** start of SOURCE DATA **

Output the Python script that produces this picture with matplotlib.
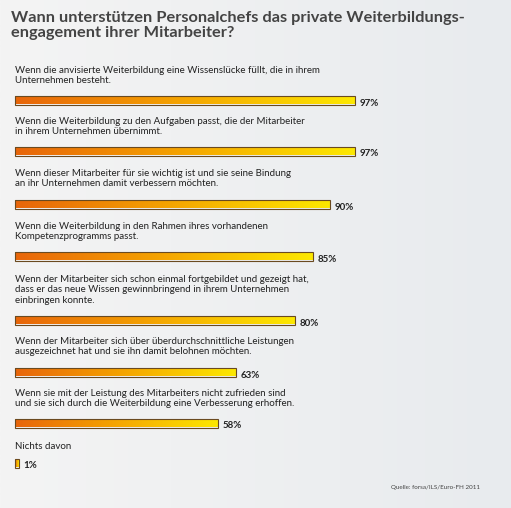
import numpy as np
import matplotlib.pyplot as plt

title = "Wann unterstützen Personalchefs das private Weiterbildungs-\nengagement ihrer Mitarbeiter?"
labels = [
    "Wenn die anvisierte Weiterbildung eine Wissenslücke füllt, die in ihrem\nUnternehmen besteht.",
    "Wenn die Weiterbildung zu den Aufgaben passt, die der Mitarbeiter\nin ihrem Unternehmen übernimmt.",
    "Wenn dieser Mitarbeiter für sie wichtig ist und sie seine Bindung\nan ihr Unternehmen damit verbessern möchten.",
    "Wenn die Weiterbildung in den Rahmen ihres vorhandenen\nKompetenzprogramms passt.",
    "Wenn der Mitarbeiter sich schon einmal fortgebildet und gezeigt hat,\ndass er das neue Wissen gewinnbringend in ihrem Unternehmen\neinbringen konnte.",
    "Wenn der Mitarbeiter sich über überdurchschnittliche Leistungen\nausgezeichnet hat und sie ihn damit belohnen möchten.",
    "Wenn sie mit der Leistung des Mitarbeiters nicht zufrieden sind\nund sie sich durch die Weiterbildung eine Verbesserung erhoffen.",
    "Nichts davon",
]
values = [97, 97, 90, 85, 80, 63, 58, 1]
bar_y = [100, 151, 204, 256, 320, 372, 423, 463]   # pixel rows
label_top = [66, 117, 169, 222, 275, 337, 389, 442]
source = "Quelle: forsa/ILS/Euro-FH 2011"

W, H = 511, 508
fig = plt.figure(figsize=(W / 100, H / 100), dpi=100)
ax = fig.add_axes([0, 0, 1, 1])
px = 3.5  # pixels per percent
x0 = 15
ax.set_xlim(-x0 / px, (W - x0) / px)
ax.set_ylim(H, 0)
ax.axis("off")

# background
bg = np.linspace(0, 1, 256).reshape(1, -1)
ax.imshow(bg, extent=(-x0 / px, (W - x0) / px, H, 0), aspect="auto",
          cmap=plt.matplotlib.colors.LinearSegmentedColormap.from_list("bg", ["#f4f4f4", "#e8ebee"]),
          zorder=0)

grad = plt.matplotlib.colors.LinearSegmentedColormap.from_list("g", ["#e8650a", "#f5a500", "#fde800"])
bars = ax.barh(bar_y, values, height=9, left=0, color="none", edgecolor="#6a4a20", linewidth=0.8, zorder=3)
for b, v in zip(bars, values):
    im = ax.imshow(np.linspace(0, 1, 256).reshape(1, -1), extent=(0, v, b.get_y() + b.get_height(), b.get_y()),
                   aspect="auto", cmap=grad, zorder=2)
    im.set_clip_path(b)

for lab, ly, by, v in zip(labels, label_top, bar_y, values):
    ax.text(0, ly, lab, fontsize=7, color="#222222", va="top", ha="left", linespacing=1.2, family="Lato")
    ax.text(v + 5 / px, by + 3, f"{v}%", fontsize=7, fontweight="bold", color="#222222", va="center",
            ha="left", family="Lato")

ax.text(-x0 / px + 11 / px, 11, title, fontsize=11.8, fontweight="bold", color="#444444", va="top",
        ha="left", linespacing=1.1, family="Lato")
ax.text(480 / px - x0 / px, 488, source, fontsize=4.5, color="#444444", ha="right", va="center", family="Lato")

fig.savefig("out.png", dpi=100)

** end of SOURCE DATA **

**WHAT YOU HAVE TO DO:**
Return only the lines from the start of the data through the line that contains "import matplotlib.pyplot as plt", please, copying them exactly and omitting all pictures.

**WRITTEN SOLUTION:**
Output the Python script that produces this picture with matplotlib.
import numpy as np
import matplotlib.pyplot as plt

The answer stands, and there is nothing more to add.